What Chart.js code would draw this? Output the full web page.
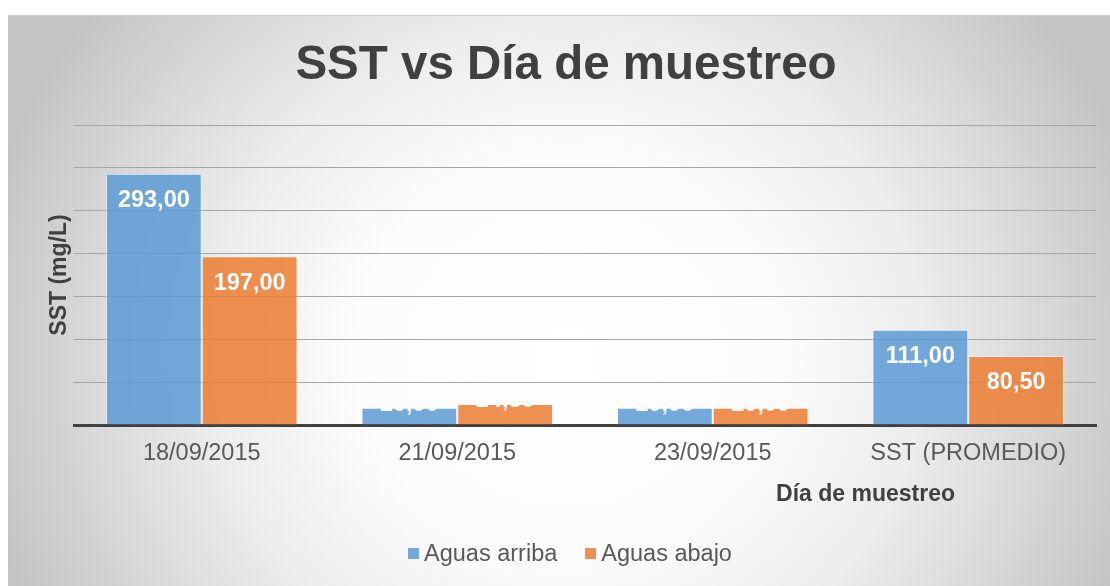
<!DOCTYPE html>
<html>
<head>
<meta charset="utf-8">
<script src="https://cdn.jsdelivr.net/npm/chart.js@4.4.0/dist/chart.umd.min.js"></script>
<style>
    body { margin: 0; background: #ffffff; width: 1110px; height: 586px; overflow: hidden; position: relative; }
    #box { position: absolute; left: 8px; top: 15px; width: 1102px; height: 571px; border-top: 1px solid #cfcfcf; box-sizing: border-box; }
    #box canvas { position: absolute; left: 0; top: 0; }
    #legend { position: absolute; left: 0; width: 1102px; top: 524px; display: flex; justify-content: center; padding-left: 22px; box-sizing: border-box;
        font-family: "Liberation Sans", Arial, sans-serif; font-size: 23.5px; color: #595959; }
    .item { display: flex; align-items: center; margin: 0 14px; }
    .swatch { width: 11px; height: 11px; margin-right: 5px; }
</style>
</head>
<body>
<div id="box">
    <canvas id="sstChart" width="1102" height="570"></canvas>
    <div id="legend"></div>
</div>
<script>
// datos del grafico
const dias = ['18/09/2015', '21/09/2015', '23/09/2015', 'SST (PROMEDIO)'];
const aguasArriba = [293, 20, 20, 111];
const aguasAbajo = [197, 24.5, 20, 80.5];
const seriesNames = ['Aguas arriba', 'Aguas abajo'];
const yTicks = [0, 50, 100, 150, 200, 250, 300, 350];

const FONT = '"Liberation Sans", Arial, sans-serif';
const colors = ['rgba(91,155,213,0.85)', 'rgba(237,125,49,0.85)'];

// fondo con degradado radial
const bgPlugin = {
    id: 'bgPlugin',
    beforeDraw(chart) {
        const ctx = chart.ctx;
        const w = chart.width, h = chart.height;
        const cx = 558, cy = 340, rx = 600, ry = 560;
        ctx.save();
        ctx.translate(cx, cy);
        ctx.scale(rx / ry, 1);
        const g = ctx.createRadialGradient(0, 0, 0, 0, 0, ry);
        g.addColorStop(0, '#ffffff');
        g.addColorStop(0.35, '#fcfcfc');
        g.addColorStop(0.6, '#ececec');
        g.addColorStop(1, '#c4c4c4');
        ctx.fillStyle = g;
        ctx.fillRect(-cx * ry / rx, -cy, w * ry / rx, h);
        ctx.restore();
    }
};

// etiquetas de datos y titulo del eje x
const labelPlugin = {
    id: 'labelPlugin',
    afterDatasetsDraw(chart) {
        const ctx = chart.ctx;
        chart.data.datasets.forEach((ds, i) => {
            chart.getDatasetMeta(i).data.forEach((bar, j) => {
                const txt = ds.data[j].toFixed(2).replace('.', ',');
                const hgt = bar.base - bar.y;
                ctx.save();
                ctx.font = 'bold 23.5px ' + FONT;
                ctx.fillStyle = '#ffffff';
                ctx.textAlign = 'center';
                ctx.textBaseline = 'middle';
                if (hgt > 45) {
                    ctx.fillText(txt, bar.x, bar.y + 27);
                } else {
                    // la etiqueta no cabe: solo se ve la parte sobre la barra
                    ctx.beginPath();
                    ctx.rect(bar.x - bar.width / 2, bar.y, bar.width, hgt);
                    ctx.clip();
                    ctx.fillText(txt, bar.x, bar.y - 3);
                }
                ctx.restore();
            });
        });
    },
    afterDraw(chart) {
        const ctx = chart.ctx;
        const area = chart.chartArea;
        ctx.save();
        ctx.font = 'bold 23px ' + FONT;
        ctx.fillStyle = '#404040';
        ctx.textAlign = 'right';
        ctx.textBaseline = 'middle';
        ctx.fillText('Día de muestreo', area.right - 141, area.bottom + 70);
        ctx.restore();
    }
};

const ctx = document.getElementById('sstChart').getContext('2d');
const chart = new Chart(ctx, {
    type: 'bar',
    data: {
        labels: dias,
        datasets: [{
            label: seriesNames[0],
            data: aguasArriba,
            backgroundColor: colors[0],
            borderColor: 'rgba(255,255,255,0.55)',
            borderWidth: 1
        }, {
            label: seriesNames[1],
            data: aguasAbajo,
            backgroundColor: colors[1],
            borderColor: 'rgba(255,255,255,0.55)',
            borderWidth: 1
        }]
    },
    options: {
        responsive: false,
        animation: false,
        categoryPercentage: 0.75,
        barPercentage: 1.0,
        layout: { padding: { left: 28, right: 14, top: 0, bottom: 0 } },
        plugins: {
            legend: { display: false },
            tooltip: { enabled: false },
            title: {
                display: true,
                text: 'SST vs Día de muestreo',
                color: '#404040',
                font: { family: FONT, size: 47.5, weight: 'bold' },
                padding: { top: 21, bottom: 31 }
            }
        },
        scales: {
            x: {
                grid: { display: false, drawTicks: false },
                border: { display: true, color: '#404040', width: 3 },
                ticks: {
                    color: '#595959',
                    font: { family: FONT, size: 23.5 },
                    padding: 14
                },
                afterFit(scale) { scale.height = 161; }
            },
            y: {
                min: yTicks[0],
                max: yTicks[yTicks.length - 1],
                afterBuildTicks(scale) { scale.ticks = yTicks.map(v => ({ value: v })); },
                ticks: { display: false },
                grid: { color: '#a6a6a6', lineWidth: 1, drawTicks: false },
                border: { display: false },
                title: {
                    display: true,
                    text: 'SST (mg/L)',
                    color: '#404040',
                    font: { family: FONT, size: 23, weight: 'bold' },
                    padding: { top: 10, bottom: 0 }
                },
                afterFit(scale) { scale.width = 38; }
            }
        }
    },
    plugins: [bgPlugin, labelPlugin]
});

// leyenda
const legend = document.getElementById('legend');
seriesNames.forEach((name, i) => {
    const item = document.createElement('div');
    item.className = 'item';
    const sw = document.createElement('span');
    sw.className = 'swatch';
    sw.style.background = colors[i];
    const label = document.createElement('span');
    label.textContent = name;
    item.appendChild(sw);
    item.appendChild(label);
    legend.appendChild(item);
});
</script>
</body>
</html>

════

Pictures stay out. Print the data exactly, from its first line through the line containing "const yTicks = [0, 50, 100, 150, 200, 250, 300, 350];".

What Chart.js code would draw this? Output the full web page.
<!DOCTYPE html>
<html>
<head>
<meta charset="utf-8">
<script src="https://cdn.jsdelivr.net/npm/chart.js@4.4.0/dist/chart.umd.min.js"></script>
<style>
    body { margin: 0; background: #ffffff; width: 1110px; height: 586px; overflow: hidden; position: relative; }
    #box { position: absolute; left: 8px; top: 15px; width: 1102px; height: 571px; border-top: 1px solid #cfcfcf; box-sizing: border-box; }
    #box canvas { position: absolute; left: 0; top: 0; }
    #legend { position: absolute; left: 0; width: 1102px; top: 524px; display: flex; justify-content: center; padding-left: 22px; box-sizing: border-box;
        font-family: "Liberation Sans", Arial, sans-serif; font-size: 23.5px; color: #595959; }
    .item { display: flex; align-items: center; margin: 0 14px; }
    .swatch { width: 11px; height: 11px; margin-right: 5px; }
</style>
</head>
<body>
<div id="box">
    <canvas id="sstChart" width="1102" height="570"></canvas>
    <div id="legend"></div>
</div>
<script>
// datos del grafico
const dias = ['18/09/2015', '21/09/2015', '23/09/2015', 'SST (PROMEDIO)'];
const aguasArriba = [293, 20, 20, 111];
const aguasAbajo = [197, 24.5, 20, 80.5];
const seriesNames = ['Aguas arriba', 'Aguas abajo'];
const yTicks = [0, 50, 100, 150, 200, 250, 300, 350];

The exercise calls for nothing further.